Mixing characteristics and co-flow behavior in interactive cascade ventilation: An experimental approach

Abstract

Achieving optimal indoor air quality that is both healthy and comfortable remains a persistent pursuit. Interactive cascade ventilation (ICV) has demonstrated remarkable performance, harnessing a temperature gradient to reverse the direction of buoyancy flux. The aim of this study is to investigate the mixing characteristics and co-flow behavior of ICV. Experiments, informed by Abramovich's theory and the principles of similarity, are conducted using a scaled-down experimental setup. The research results indicate that varying the temperature difference between the upper and lower jets from 2 °C to 7 °C significantly influences the deflection angle. Notably, the lower jet exhibits a more pronounced decrease of 52 %, suggesting that the warmer lower jets effectively uplift the cooler upper jets.

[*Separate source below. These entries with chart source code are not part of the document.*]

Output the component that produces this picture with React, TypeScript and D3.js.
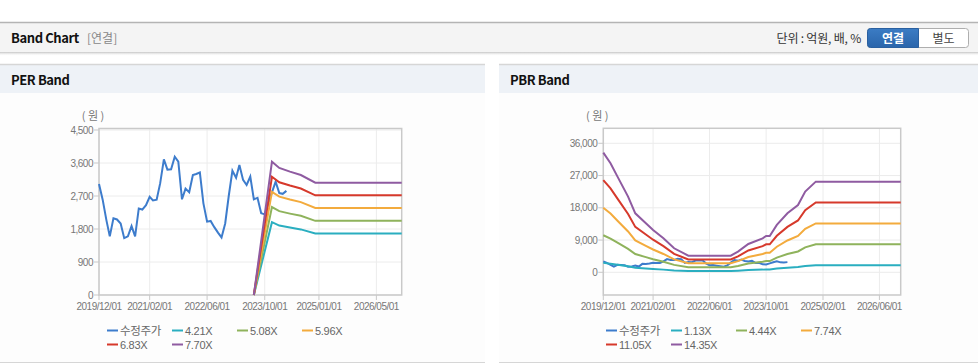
import React from "react";
import * as d3 from "d3";

// 수정주가 (monthly)
const priceMonths = [
  "2019-12", "2020-01", "2020-02", "2020-03", "2020-04", "2020-05", "2020-06", "2020-07",
  "2020-08", "2020-09", "2020-10", "2020-11", "2020-12", "2021-01", "2021-02", "2021-03",
  "2021-04", "2021-05", "2021-06", "2021-07", "2021-08", "2021-09", "2021-10", "2021-11",
  "2021-12", "2022-01", "2022-02", "2022-03", "2022-04", "2022-05", "2022-06", "2022-07",
  "2022-08", "2022-09", "2022-10", "2022-11", "2022-12", "2023-01", "2023-02", "2023-03",
  "2023-04", "2023-05", "2023-06", "2023-07", "2023-08", "2023-09", "2023-10", "2023-11",
  "2023-12", "2024-01", "2024-02", "2024-03", "2024-04",
];
const priceValues = [
  3030, 2600, 2050, 1600, 2090, 2060, 1950, 1550,
  1600, 1880, 1600, 2360, 2330, 2450, 2680, 2580,
  2600, 3050, 3700, 3420, 3430, 3770, 3640, 2610,
  2900, 2800, 3270, 3300, 3340, 2500, 2000, 2020,
  1850, 1700, 1570, 1950, 2700, 3390, 3200, 3545,
  3140, 3000, 3230, 2610, 2650, 2230, 2200, 2500,
  2800, 3090, 2780, 2760, 2840,
];

// PER band base (EPS)
const epsMonths = ["2023-07", "2023-12", "2024-02", "2024-05", "2024-08", "2024-12", "2026-12"];
const epsValues = [0, 472, 450, 437, 425, 398, 398];
const perMultiples = [4.21, 5.08, 5.96, 6.83, 7.7];
const perLabels = ["4.21X", "5.08X", "5.96X", "6.83X", "7.70X"];
const perYTicks = [0, 900, 1800, 2700, 3600, 4500];
const perXTicks = ["2019-12", "2021-02", "2022-06", "2023-10", "2025-01", "2026-05"];

// PBR band base (BPS)
const bpsMonths = [
  "2019-12", "2020-02", "2020-04", "2020-07", "2020-09", "2020-12", "2021-02", "2021-05",
  "2021-08", "2021-12", "2022-12", "2023-02", "2023-05", "2023-09", "2023-10", "2023-11",
  "2024-01", "2024-04", "2024-07", "2024-09", "2024-12", "2026-12",
];
const bpsValues = [
  2327, 2120, 1861, 1472, 1147, 953, 823, 661,
  467, 324, 324, 402, 551, 661, 707, 707,
  921, 1147, 1309, 1569, 1763, 1763,
];
const pbrMultiples = [1.13, 4.44, 7.74, 11.05, 14.35];
const pbrLabels = ["1.13X", "4.44X", "7.74X", "11.05X", "14.35X"];
const pbrYTicks = [0, 9000, 18000, 27000, 36000];
const pbrXTicks = ["2019-12", "2021-02", "2022-06", "2023-10", "2025-02", "2026-06"];

const xStart = "2019-12";
const xEnd = "2026-12";

const priceColor = "#3d7ccc";
const bandColors = ["#2aaec0", "#8fb35c", "#f3ab3d", "#d6392b", "#8f5ba1"];

const parse = d3.timeParse("%Y-%m");
const fmtTick = d3.timeFormat("%Y/%m/%d");
const fmtNum = d3.format(",");

const FONT = "'Liberation Sans', Arial, 'Noto Sans CJK KR', sans-serif";
const KFONT = "'Noto Sans CJK KR', 'Liberation Sans', sans-serif";

type BandProps = {
  left: number;
  right: number;
  top: number;
  bottom: number;
  yDomain: [number, number];
  yRange: [number, number];
  yTicks: number[];
  xTicks: string[];
  baseMonths: string[];
  baseValues: number[];
  multiples: number[];
  labels: string[];
  legendX: number;
};

function BandChart(p: BandProps) {
  const x = d3.scaleTime().domain([parse(xStart)!, parse(xEnd)!]).range([p.left, p.right]);
  const y = d3.scaleLinear().domain(p.yDomain).range(p.yRange);
  const line = d3
    .line<[Date, number]>()
    .x((d) => x(d[0]))
    .y((d) => y(d[1]));

  const price: [Date, number][] = priceMonths.map((m, i) => [parse(m)!, priceValues[i]]);
  const bands = p.multiples.map((k) =>
    p.baseMonths.map((m, i) => [parse(m)!, p.baseValues[i] * k] as [Date, number])
  );

  const legend = [
    { name: "수정주가", color: priceColor, font: KFONT },
    ...p.labels.map((l, i) => ({ name: l, color: bandColors[i], font: FONT })),
  ];

  return (
    <g>
      <rect x={p.left} y={p.top} width={p.right - p.left} height={p.bottom - p.top} fill="#fff" />
      {/* grid */}
      {p.yTicks.map((t) => (
        <line key={"gy" + t} x1={p.left} x2={p.right} y1={y(t)} y2={y(t)} stroke="#ececec" />
      ))}
      {p.xTicks.map((t) => (
        <line key={"gx" + t} x1={x(parse(t)!)} x2={x(parse(t)!)} y1={p.top} y2={p.bottom} stroke="#ececec" />
      ))}
      {/* frame */}
      <rect
        x={p.left}
        y={p.top}
        width={p.right - p.left}
        height={p.bottom - p.top}
        fill="none"
        stroke="#c9c9c9"
        strokeWidth={1.5}
      />
      {/* y axis */}
      {p.yTicks.map((t) => (
        <g key={"ty" + t}>
          <line x1={p.left - 5} x2={p.left} y1={y(t)} y2={y(t)} stroke="#c9c9c9" />
          <text
            x={p.left - 6}
            y={y(t) + 3.5}
            textAnchor="end"
            fontSize={10}
            letterSpacing={-0.5}
            fill="#777"
            fontFamily={FONT}
          >
            {fmtNum(t)}
          </text>
        </g>
      ))}
      <text x={p.left - 6} y={120} textAnchor="middle" fontSize={11} fill="#777" fontFamily={KFONT}>
        ( 원 )
      </text>
      {/* x axis */}
      {p.xTicks.map((t) => (
        <g key={"tx" + t}>
          <line x1={x(parse(t)!)} x2={x(parse(t)!)} y1={p.bottom} y2={p.bottom + 5} stroke="#c9c9c9" />
          <text
            x={x(parse(t)!)}
            y={p.bottom + 15}
            textAnchor="middle"
            fontSize={10}
            letterSpacing={-0.5}
            fill="#777"
            fontFamily={FONT}
          >
            {fmtTick(parse(t)!)}
          </text>
        </g>
      ))}
      {/* series */}
      <path d={line(price) || ""} fill="none" stroke={priceColor} strokeWidth={2} />
      {bands.map((b, i) => (
        <path key={"b" + i} d={line(b) || ""} fill="none" stroke={bandColors[i]} strokeWidth={2} />
      ))}
      {/* legend */}
      {legend.map((l, i) => {
        const lx = p.legendX + (i % 4) * 65;
        const ly = 330.5 + Math.floor(i / 4) * 14;
        return (
          <g key={"l" + i}>
            <line x1={lx} x2={lx + 11} y1={ly} y2={ly} stroke={l.color} strokeWidth={2} />
            <text
              x={lx + 13}
              y={ly + 4}
              fontSize={l.font === KFONT ? 11.5 : 11}
              fill="#666"
              fontFamily={l.font}
              letterSpacing={-0.3}
            >
              {l.name}
            </text>
          </g>
        );
      })}
    </g>
  );
}

export default function App() {
  return (
    <svg
      width={978}
      height={364}
      style={{ position: "absolute", left: 0, top: 0, background: "#fff" }}
    >
      <defs>
        <linearGradient id="shadow" x1="0" y1="0" x2="0" y2="1">
          <stop offset="0" stopColor="#c4c4c4" />
          <stop offset="1" stopColor="#fff" stopOpacity={0} />
        </linearGradient>
        <linearGradient id="btn" x1="0" y1="0" x2="0" y2="1">
          <stop offset="0" stopColor="#3b7cc4" />
          <stop offset="1" stopColor="#2a65ab" />
        </linearGradient>
      </defs>

      {/* top header */}
      <rect x={0} y={23} width={978} height={29} fill="#f4f4f4" />
      <line x1={0} x2={978} y1={22.5} y2={22.5} stroke="#b4b4b4" strokeWidth={1.5} />
      <rect x={0} y={52} width={978} height={4} fill="url(#shadow)" />
      <text x={11} y={43} fontSize={13} fontWeight="bold" fill="#111" fontFamily={KFONT} letterSpacing={-0.4}>
        Band Chart
      </text>
      <text x={87} y={43} fontSize={12} fill="#888" fontFamily={KFONT}>
        [연결]
      </text>
      <text x={861} y={42.5} fontSize={12} fill="#333" textAnchor="end" fontFamily={KFONT} letterSpacing={-0.2}>
        단위 : 억원, 배, %
      </text>
      <rect x={867.5} y={28.5} width={101} height={19} rx={3} fill="#fff" stroke="#aeaeae" />
      <path d="M 870.5 28.5 H 918.5 V 47.5 H 870.5 A 3 3 0 0 1 867.5 44.5 V 31.5 A 3 3 0 0 1 870.5 28.5 Z" fill="url(#btn)" stroke="#2a60a0" />
      <text x={893} y={42.5} fontSize={12} fontWeight="bold" fill="#fff" textAnchor="middle" fontFamily={KFONT}>
        연결
      </text>
      <text x={943.5} y={42.5} fontSize={12} fill="#444" textAnchor="middle" fontFamily={KFONT}>
        별도
      </text>

      {/* panels */}
      {[
        { x: 0, w: 485, title: "PER Band" },
        { x: 499, w: 479, title: "PBR Band" },
      ].map((pn) => (
        <g key={pn.title}>
          <rect x={pn.x} y={64} width={pn.w} height={29} fill="#eef2f7" />
          <line x1={pn.x} x2={pn.x + pn.w} y1={64.5} y2={64.5} stroke="#d6d6d6" strokeWidth={1.5} />
          <rect x={pn.x} y={93} width={pn.w} height={269} fill="#fdfdfd" />
          <line x1={pn.x} x2={pn.x + pn.w} y1={362.5} y2={362.5} stroke="#d6d6d6" />
          <text x={pn.x + 11} y={85} fontSize={13} fontWeight="bold" fill="#111" fontFamily={KFONT} letterSpacing={-0.4}>
            {pn.title}
          </text>
        </g>
      ))}

      <BandChart
        left={99}
        right={401.7}
        top={128.5}
        bottom={295}
        yDomain={[0, 4500]}
        yRange={[295, 130]}
        yTicks={perYTicks}
        xTicks={perXTicks}
        baseMonths={epsMonths}
        baseValues={epsValues}
        multiples={perMultiples}
        labels={perLabels}
        legendX={107}
      />
      <BandChart
        left={603.3}
        right={900.7}
        top={128.3}
        bottom={295}
        yDomain={[0, 36000]}
        yRange={[272.3, 143.3]}
        yTicks={pbrYTicks}
        xTicks={pbrXTicks}
        baseMonths={bpsMonths}
        baseValues={bpsValues}
        multiples={pbrMultiples}
        labels={pbrLabels}
        legendX={606}
      />
    </svg>
  );
}
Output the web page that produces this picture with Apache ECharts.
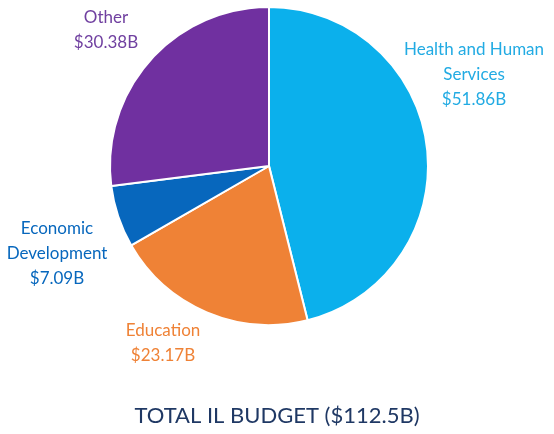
<!DOCTYPE html>
<html>
<head>
<meta charset="utf-8">
<script src="https://cdn.jsdelivr.net/npm/echarts@6/dist/echarts.min.js"></script>
<style>
  html, body { margin: 0; padding: 0; background: #ffffff; }
  #chart { width: 554px; height: 434px; }
</style>
</head>
<body>
<div id="chart"></div>
<script>
// Illinois budget by area, billions of dollars
const categories = ['Health and Human Services', 'Education', 'Economic Development', 'Other'];
const labelNames = ['Health and Human\nServices', 'Education', 'Economic\nDevelopment', 'Other'];
const values = [51.86, 23.17, 7.09, 30.38];
const colors = ['#0BB0EC', '#EF8236', '#0767BD', '#7030A0'];
const labelColors = ['#22ABE3', '#EF8236', '#0767BD', '#7040A0'];
const titleText = 'TOTAL IL BUDGET ($112.5B)';

// label anchor points (centre of each text block)
const labelSpots = [[474, 75], [163, 343], [57, 254], [106, 30]];

const chart = echarts.init(document.getElementById('chart'));
chart.setOption({
  animation: false,
  title: {
    text: titleText,
    left: 'center',
    top: 400,
    textStyle: { fontFamily: 'Lato', fontSize: 22, fontWeight: 'normal', color: '#1F3864' }
  },
  series: [{
    type: 'pie',
    center: [269, 166],
    radius: 159,
    startAngle: 90,
    clockwise: true,
    data: categories.map((c, i) => ({
      name: c,
      value: values[i],
      itemStyle: { color: colors[i] },
      label: {
        color: labelColors[i],
        formatter: labelNames[i] + '\n$' + values[i].toFixed(2) + 'B'
      }
    })),
    itemStyle: { borderColor: '#ffffff', borderWidth: 2 },
    label: {
      show: true,
      position: 'outside',
      overflow: 'none',
      fontFamily: 'Lato',
      fontSize: 17,
      lineHeight: 25,
      align: 'center',
      verticalAlign: 'middle'
    },
    labelLine: { show: false },
    labelLayout: function (p) {
      const s = labelSpots[p.dataIndex];
      return { x: s[0], y: s[1], align: 'center', verticalAlign: 'middle' };
    }
  }]
});
</script>
</body>
</html>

It can counteract their descent, optimizing the use of cool air in occupied spaces. Additionally, analysis of different velocity ratios reveals a reduction in the deflection angle from 12.69° to 5.57° as the velocity ratio increases from 0.5 to 0.81. A modified jet equation has been derived, which delineates the central path of the jet trajectory. The insights obtained from this research serve to bolster the theoretical framework for optimizing critical supply air parameters within the ICV system, thereby significantly enhancing its ventilation performance. These findings elucidate the underlying mechanisms of ICV, leading to a more profound understanding of its operational dynamics.